Yeah, so I've been playing with Flickr and so have been terrible about writing.
As usual.
Latest topic of note is that we are losing a tenant in the condo AGAIN. Oy. It's a combo factor of her being a bit of an idiot and sending a text message to Scott explaining that the rent would be late (again) and that she would pay on the 16th and would call later to explain.
I mean, why not just call?
This did not hit Scott well, as it was 5am on a Monday morning and has basically had it up to the roof with his job and people in general taking advantage of his generosity. Or something. At least, this is how it was summed up to me when he explained that he asked her to pack up by text message. And she agreed, having no concept of her rights as a tenant whatsoever.
I mean, Jesus.
So, once again can't keep someone in there til the end of their lease. And I'm in full on panic mode. I tried to call her myself and work it out but she didn't want to "stress anyone out" and she needed to get a roof over her child's head.
Um, sorry -- but if that was so important, how come the rent was always late? Am I just naive?

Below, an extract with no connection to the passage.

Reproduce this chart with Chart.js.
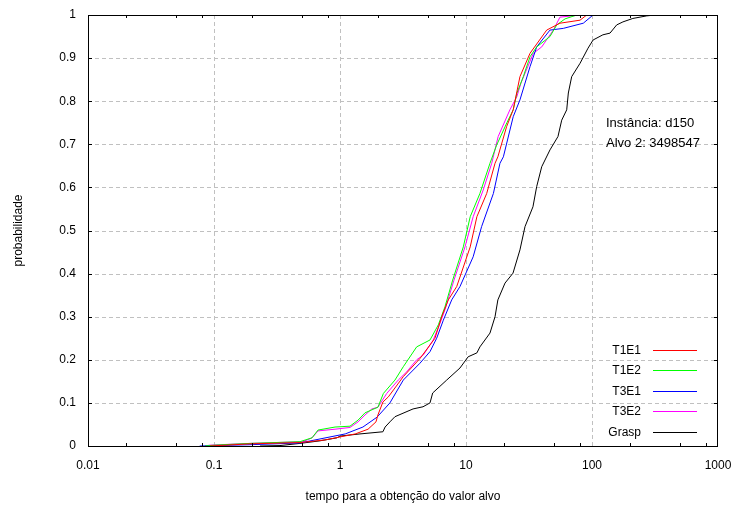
<!DOCTYPE html>
<html>
<head>
<meta charset="utf-8">
<script src="https://cdn.jsdelivr.net/npm/chart.js@4.4.0/dist/chart.umd.min.js"></script>
<style>
  html, body { margin: 0; padding: 0; background: #fff; }
  #wrap { width: 735px; height: 509px; }
</style>
</head>
<body>
<div id="wrap"><canvas id="c" width="735" height="509"></canvas></div>
<script>
// Time-to-target distributions (time in seconds, cumulative probability)
const seriesNames = ['T1E1', 'T1E2', 'T3E1', 'T3E2', 'Grasp'];

const t1e1Time = [0.093, 0.193, 0.481, 0.760, 1.0, 1.32, 1.67, 1.93, 2.00, 2.19, 2.42, 3.18, 4.31, 5.67, 6.42, 7.24, 8.44, 10.8, 12.2, 14.6, 17.0, 17.9, 21.0, 23.7, 26.8, 32.2, 43.7, 55.7, 80.4, 90.8];
const t1e1Prob = [0, 0.005, 0.008, 0.014, 0.021, 0.028, 0.039, 0.056, 0.072, 0.102, 0.114, 0.161, 0.203, 0.250, 0.300, 0.339, 0.370, 0.462, 0.532, 0.586, 0.656, 0.671, 0.741, 0.780, 0.857, 0.911, 0.965, 0.981, 0.988, 1.0];

const t1e2Time = [0.085, 0.102, 0.193, 0.481, 0.600, 0.669, 0.913, 1.20, 1.39, 1.58, 2.00, 2.21, 2.73, 3.18, 4.06, 5.18, 6.03, 6.81, 7.84, 9.52, 10.8, 12.9, 15.5, 17.5, 21.1, 23.7, 25.3, 28.5, 32.2, 36.4, 46.4, 52.5, 61.1, 75.6];
const t1e2Prob = [0, 0.002, 0.006, 0.010, 0.019, 0.037, 0.044, 0.046, 0.060, 0.077, 0.090, 0.122, 0.153, 0.184, 0.230, 0.246, 0.281, 0.323, 0.385, 0.462, 0.532, 0.586, 0.656, 0.698, 0.750, 0.780, 0.818, 0.857, 0.903, 0.926, 0.950, 0.977, 0.991, 1.0];

const t3e1Time = [0.077, 0.193, 0.481, 0.833, 1.10, 1.52, 1.97, 2.49, 3.18, 4.31, 5.18, 5.85, 6.61, 7.70, 8.96, 11.4, 13.3, 16.5, 18.6, 19.8, 23.7, 26.8, 32.2, 36.4, 46.4, 59.2, 85.3, 102];
const t3e1Prob = [0, 0.003, 0.007, 0.021, 0.028, 0.044, 0.067, 0.100, 0.153, 0.192, 0.219, 0.250, 0.292, 0.339, 0.370, 0.439, 0.509, 0.586, 0.656, 0.671, 0.764, 0.803, 0.880, 0.926, 0.965, 0.969, 0.981, 1.0];

const t3e2Time = [0.085, 0.093, 0.193, 0.508, 0.600, 0.669, 0.913, 1.20, 1.39, 1.58, 1.79, 2.00, 2.35, 2.90, 3.38, 4.06, 4.58, 5.50, 6.22, 6.81, 8.03, 9.82, 11.4, 13.7, 16.0, 18.0, 22.3, 25.3, 27.3, 34.2, 39.9, 49.3, 55.7, 80.4];
const t3e2Prob = [0, 0.002, 0.006, 0.010, 0.019, 0.035, 0.039, 0.043, 0.056, 0.072, 0.086, 0.090, 0.122, 0.153, 0.172, 0.200, 0.211, 0.246, 0.285, 0.316, 0.385, 0.462, 0.532, 0.594, 0.656, 0.718, 0.780, 0.810, 0.842, 0.911, 0.926, 0.965, 0.995, 1.0];

const graspTime = [0.232, 0.334, 0.481, 0.694, 0.947, 1.0, 1.44, 2.19, 2.28, 2.49, 2.73, 3.80, 4.56, 5.18, 5.44, 7.03, 8.96, 10.4, 12.2, 12.9, 15.5, 17.0, 17.9, 20.4, 23.6, 26.8, 29.4, 34.0, 36.4, 39.9, 46.4, 53.7, 57.5, 63.0, 64.9, 69.0, 80.4, 93.0, 102, 122, 139, 157, 176, 211, 272, 316];
const graspProb = [0, 0.001, 0.006, 0.012, 0.019, 0.023, 0.028, 0.033, 0.044, 0.056, 0.068, 0.086, 0.091, 0.100, 0.123, 0.153, 0.181, 0.207, 0.216, 0.230, 0.262, 0.300, 0.339, 0.378, 0.401, 0.455, 0.509, 0.555, 0.602, 0.648, 0.687, 0.718, 0.756, 0.780, 0.819, 0.857, 0.888, 0.923, 0.942, 0.954, 0.958, 0.977, 0.984, 0.992, 0.998, 1.0];

const xTickValues = [0.01, 0.1, 1, 10, 100, 1000];
const xMinorTicks = [0.02, 0.05, 0.08, 0.2, 0.5, 0.8, 2, 5, 8, 20, 50, 80, 200, 500, 800];
const annotationLines = ['Instância: d150', 'Alvo 2: 3498547'];

const seriesColors = ['#ff0000', '#00ff00', '#0000ff', '#ff00ff', '#000000'];
const seriesTimes = [t1e1Time, t1e2Time, t3e1Time, t3e2Time, graspTime];
const seriesProbs = [t1e1Prob, t1e2Prob, t3e1Prob, t3e2Prob, graspProb];

const FONT = '"Liberation Sans", Arial, sans-serif';
Chart.defaults.font.family = FONT;
Chart.defaults.font.size = 12;
Chart.defaults.color = '#000';

const datasets = seriesNames.map((name, i) => ({
  label: name,
  data: seriesTimes[i].map((t, k) => ({ x: t, y: seriesProbs[i][k] })),
  borderColor: seriesColors[i],
  backgroundColor: seriesColors[i],
  borderWidth: 1,
  pointRadius: 0,
  showLine: true,
  tension: 0
}));

// Dashed grid behind the curves
const dashedGrid = {
  id: 'dashedGrid',
  beforeDatasetsDraw(chart) {
    const { ctx, chartArea: a, scales: { x, y } } = chart;
    ctx.save();
    ctx.strokeStyle = '#c0c0c0';
    ctx.lineWidth = 1;
    ctx.setLineDash([4, 3]);
    ctx.beginPath();
    for (const t of x.ticks) {
      const px = Math.round(x.getPixelForValue(t.value)) + 0.5;
      if (px <= a.left + 1 || px >= a.right - 1) continue;
      ctx.moveTo(px, a.top); ctx.lineTo(px, a.bottom);
    }
    for (const t of y.ticks) {
      const py = Math.round(y.getPixelForValue(t.value)) + 0.5;
      if (py <= a.top + 1 || py >= a.bottom - 1) continue;
      ctx.moveTo(a.left, py); ctx.lineTo(a.right, py);
    }
    ctx.stroke();
    ctx.restore();
  }
};

// Frame, inward tick marks, legend and instance note
const decorations = {
  id: 'decorations',
  afterDraw(chart) {
    const { ctx, chartArea: a, scales: { x, y } } = chart;
    ctx.save();
    ctx.strokeStyle = '#000';
    ctx.lineWidth = 1;
    ctx.beginPath();
    for (const v of xMinorTicks) {
      const px = Math.round(x.getPixelForValue(v)) + 0.5;
      ctx.moveTo(px, a.bottom); ctx.lineTo(px, a.bottom - 3);
      ctx.moveTo(px, a.top); ctx.lineTo(px, a.top + 3);
    }
    for (const t of y.ticks) {
      const py = Math.round(y.getPixelForValue(t.value)) + 0.5;
      ctx.moveTo(a.left, py); ctx.lineTo(a.left + 4, py);
      ctx.moveTo(a.right, py); ctx.lineTo(a.right - 4, py);
    }
    ctx.stroke();
    ctx.strokeRect(Math.round(a.left) + 0.5, Math.round(a.top) + 0.5,
      Math.round(a.right - a.left) - 1, Math.round(a.bottom - a.top));

    // legend
    ctx.font = '12px ' + FONT;
    ctx.textBaseline = 'middle';
    chart.data.datasets.forEach((ds, i) => {
      const ry = Math.round(a.bottom - 96.5 + i * 20.5) + 0.5;
      ctx.fillStyle = '#000';
      ctx.textAlign = 'right';
      ctx.fillText(ds.label, a.right - 77, ry);
      ctx.strokeStyle = seriesColors[i];
      ctx.beginPath();
      ctx.moveTo(a.right - 65, ry);
      ctx.lineTo(a.right - 21, ry);
      ctx.stroke();
    });

    // instance note
    ctx.font = '13px ' + FONT;
    ctx.fillStyle = '#000';
    ctx.textAlign = 'left';
    annotationLines.forEach((s, i) => ctx.fillText(s, a.right - 112, a.top + 108 + i * 20));
    ctx.restore();
  }
};

new Chart(document.getElementById('c'), {
  type: 'scatter',
  data: { datasets },
  options: {
    responsive: false,
    animation: false,
    events: [],
    layout: { padding: { left: 0, top: 15, right: 17, bottom: 0 } },
    plugins: { legend: { display: false }, tooltip: { enabled: false } },
    scales: {
      x: {
        type: 'logarithmic',
        min: 0.01,
        max: 1000,
        afterBuildTicks: (s) => { s.ticks = xTickValues.map(v => ({ value: v })); },
        afterFit: (s) => { s.height = 63; s.paddingLeft = 0; s.paddingRight = 0; },
        ticks: {
          autoSkip: false,
          maxRotation: 0,
          padding: 12,
          color: '#000',
          font: { size: 12 },
          callback: (v) => String(v)
        },
        grid: { display: false, drawTicks: false },
        border: { display: false },
        title: {
          display: true,
          text: 'tempo para a obtenção do valor alvo',
          color: '#000',
          font: { size: 12 },
          padding: { top: 0, bottom: 5 }
        }
      },
      y: {
        min: 0,
        max: 1,
        afterFit: (s) => { s.width = 88; s.paddingTop = 0; s.paddingBottom = 0; },
        ticks: {
          stepSize: 0.1,
          padding: 12,
          color: '#000',
          font: { size: 12 },
          callback: (v) => String(Math.round(v * 10) / 10)
        },
        grid: { display: false, drawTicks: false },
        border: { display: false },
        title: {
          display: true,
          text: 'probabilidade',
          color: '#000',
          font: { size: 12 },
          padding: { top: 11, bottom: 0 }
        }
      }
    }
  },
  plugins: [dashedGrid, decorations]
});
</script>
</body>
</html>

Oy. So, that's a bit of a stressor.
But, that's okay. I have lately put on about 5 pounds, so I can afford to skip a meal. Which not having any rental income may get me in the position to do.
Actually, about the 5 pounds. I don't remember gaining weight being this painful before. I must have bought new clothes every 10 pounds in a bigger size. My clothes are so tight and I come home every day with a button tattoo on my belly. I just feel like a Macy's float. And I KNOW that 5 lbs does not look like much to other people because I have borne witness to many people who said they needed to lose 5 lbs and then did and I swear I never saw the difference.
Crazy. I mean, when I quite WW, I had about 30 lbs to go to my goal. I was okay with that though because I had clothes that fit. This is not good.
And I don't understand, because I'm not exercising much and I'm not eating right and I'm drinking extra glasses of wine... WHY can't I get this weight off? It's just a mystery!